The car pulled up to the curb of the Pierre Hotel. The red carpet was a gauntlet of flashbulbs and high-society expectations. As the door opened, the freezing New England air bit at my skin. Rhys stepped out first, offering his hand to help me down.
I took it, bracing myself for the usual questions about the Vance-Winslow merger. But as my heels hit the pavement, a voice sliced through the cacophony, louder and more jagged than the rest.
"Ellie! Does Dale Winslow’s release from prison change your testimony? How does it feel to know the man who tried to kill you when you were thirteen is walking the streets of Boston tonight?"
The world stopped. I knew he was out; the family had been bracing for it for weeks. Dale had served every second of his sentence for the attempted murder of his own daughter. But I hadn't expected the press to dig it up—not here, not now. That part of my life was a buried scar, a dark secret that was never supposed to be part of the Vance narrative.
I felt the blood drain from my face. Before I could even blink, Rhys moved. He didn't just step in front of me; he shielded me entirely, his large frame blocking the cameras.
"One more word about her family and I’ll have your credentials pulled before the gala starts," Rhys hissed at the reporter, his voice vibrating with a lethal edge.
"Back off!" Jace’s voice boomed from behind us. My brothers were there in an instant, a wall of Winslow fury. Owen and Grant flanked us, their expressions terrifyingly identical as they shoved through the crowd, creating a human corridor that led us into the safety of the lobby.
Inside, the opulence of the Pierre felt stifling. My brothers stood nearby, still vibrating with protective adrenaline, while Rhys kept his hand firmly on the small of my back.
"Are you okay?" Owen asked, his eyes searching mine. The tension between him and Rhys was still palpable, a heavy weight in the air despite their shared defense of me.

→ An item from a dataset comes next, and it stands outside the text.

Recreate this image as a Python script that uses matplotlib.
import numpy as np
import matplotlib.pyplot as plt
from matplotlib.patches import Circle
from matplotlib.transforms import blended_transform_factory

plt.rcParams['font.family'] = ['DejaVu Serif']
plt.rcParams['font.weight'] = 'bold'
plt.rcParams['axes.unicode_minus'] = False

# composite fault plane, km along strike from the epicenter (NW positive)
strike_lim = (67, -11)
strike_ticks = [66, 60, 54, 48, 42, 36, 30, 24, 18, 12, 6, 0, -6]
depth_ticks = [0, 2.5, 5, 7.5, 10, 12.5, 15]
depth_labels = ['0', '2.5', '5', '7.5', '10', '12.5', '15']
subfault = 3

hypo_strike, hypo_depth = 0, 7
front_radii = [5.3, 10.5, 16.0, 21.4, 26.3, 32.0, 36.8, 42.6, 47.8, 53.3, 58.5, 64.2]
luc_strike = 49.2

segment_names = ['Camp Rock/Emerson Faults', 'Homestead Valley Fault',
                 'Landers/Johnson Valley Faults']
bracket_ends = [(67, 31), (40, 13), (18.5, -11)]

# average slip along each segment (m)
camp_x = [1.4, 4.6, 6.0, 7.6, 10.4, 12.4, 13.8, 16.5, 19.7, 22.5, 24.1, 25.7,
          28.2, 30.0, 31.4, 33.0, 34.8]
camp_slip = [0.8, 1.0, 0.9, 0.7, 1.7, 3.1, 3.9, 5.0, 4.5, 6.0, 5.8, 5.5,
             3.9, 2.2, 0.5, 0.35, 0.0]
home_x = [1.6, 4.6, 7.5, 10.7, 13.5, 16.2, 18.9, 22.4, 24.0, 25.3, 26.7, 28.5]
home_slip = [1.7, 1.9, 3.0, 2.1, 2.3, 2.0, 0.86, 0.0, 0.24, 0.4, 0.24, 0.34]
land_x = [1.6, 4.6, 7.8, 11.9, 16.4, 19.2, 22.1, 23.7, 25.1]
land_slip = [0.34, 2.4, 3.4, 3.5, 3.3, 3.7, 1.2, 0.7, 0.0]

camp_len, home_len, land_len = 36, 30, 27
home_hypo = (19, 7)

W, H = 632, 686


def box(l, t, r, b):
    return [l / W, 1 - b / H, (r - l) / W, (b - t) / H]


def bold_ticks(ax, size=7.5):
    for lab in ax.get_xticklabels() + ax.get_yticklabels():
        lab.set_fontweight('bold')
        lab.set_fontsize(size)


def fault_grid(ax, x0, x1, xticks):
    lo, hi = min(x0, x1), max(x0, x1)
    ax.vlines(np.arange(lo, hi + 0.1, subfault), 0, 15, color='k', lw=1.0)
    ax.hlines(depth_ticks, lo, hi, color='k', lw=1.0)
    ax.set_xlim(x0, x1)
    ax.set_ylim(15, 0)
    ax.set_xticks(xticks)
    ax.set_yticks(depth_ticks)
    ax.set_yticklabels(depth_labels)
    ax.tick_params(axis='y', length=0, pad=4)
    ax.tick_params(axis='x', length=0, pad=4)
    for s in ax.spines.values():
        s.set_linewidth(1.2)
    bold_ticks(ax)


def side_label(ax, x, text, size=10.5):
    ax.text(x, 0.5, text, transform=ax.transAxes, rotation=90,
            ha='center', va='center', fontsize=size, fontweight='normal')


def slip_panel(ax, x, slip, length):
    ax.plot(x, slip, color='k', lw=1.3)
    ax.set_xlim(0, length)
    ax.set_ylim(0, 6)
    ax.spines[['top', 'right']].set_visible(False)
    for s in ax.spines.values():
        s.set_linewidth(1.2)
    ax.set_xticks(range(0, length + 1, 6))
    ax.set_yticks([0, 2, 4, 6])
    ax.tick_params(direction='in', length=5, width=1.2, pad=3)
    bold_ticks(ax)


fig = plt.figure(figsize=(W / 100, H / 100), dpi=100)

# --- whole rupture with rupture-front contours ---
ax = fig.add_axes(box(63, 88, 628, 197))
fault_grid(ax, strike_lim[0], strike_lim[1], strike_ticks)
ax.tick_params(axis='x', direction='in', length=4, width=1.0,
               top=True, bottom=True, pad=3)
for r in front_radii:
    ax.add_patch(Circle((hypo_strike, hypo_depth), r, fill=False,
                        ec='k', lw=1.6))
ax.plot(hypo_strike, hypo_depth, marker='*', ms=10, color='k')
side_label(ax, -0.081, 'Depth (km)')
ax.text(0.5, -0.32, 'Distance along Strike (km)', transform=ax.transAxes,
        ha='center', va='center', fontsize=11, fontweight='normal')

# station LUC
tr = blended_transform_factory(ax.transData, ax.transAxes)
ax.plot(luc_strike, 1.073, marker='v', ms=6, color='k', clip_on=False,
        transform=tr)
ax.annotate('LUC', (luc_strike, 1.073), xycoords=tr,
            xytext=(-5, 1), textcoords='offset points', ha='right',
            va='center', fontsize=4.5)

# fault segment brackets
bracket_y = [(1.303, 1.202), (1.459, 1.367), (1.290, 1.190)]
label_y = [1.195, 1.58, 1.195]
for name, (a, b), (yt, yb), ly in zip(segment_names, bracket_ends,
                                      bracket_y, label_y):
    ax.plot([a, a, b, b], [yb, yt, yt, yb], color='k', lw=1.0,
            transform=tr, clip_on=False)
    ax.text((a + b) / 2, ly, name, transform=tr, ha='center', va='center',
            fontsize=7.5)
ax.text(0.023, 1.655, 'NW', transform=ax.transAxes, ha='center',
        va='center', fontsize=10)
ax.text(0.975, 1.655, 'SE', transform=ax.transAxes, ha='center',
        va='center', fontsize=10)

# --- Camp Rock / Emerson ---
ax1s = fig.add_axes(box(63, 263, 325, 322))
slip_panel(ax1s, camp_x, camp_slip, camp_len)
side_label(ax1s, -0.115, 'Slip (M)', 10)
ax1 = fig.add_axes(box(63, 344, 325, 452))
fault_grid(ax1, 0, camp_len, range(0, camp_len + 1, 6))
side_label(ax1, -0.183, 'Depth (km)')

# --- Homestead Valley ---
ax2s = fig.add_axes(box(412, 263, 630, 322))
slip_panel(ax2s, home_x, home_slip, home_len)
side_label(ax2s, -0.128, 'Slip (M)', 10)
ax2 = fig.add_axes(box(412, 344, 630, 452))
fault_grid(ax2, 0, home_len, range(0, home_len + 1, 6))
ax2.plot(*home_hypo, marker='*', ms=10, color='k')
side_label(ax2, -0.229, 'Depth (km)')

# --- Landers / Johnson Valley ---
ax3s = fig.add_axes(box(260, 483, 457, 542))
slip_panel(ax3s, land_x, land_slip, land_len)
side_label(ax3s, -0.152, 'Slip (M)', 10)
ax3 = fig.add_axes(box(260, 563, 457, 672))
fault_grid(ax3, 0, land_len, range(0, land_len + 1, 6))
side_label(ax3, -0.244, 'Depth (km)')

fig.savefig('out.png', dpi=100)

"I'm fine," I whispered, though my heart was hammering against my ribs. "I just didn't think they'd know."
"They don't know anything," Rhys muttered. "They’re scavengers."

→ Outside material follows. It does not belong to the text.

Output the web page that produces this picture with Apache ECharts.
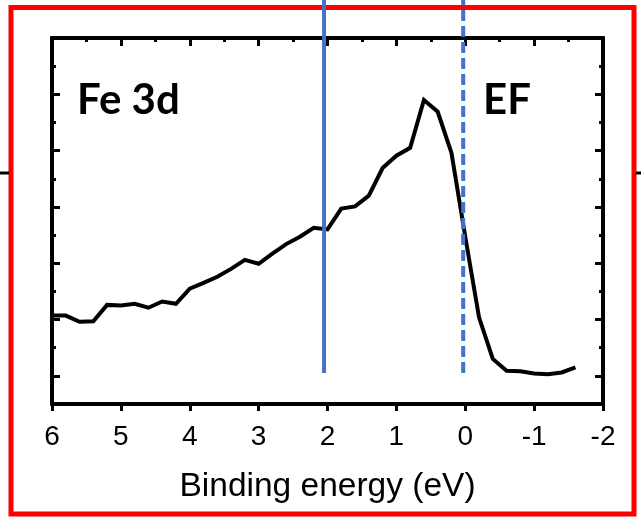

As the evening progressed, the adrenaline faded into a dull, aching exhaustion. Rhys was pulled away for a moment by a board member, and I retreated toward the champagne fountain, needing a second of anonymity.
"It’s quite the performance, isn't it?"
I turned to find a woman standing there. She was stunning in a way that felt effortless, wearing a silk slip dress the color of spilled red wine. I recognized her from the tabloids of Rhys’s past—Sienna Rossi, a high-profile model he’d been linked to for a summer a few years back.
"Sienna," I said, keeping my voice neutral.
"Don't look so defensive, darling," she said, tilting her glass toward me. "He’s a magnificent man, really. And he’s very good at the 'devoted protector' bit. He did it for me, too, when my stalker situation went public."
I felt a cold prickle of unease. "Is there a point to this?"
"The point is, Rhys Vance likes a project," she smiled, and it didn't reach her eyes. "He loves a woman who needs saving. It’s his brand. But once the crisis is over and the deepfakes are gone and your father is back in the shadows... well, you’ll find he gets bored quite easily. You’re the flavor of the month, Ellie. Enjoy the pedestal while you’re on it, but don't expect it to last once the drama dies down."
She patted my arm and vanished into the crowd. I stood there, the cold glass of champagne sweating in my hand, as her words coiled around the doubts I already had. Rhys said he loved me, but was he in love with me—or was he just in love with the mission of saving me?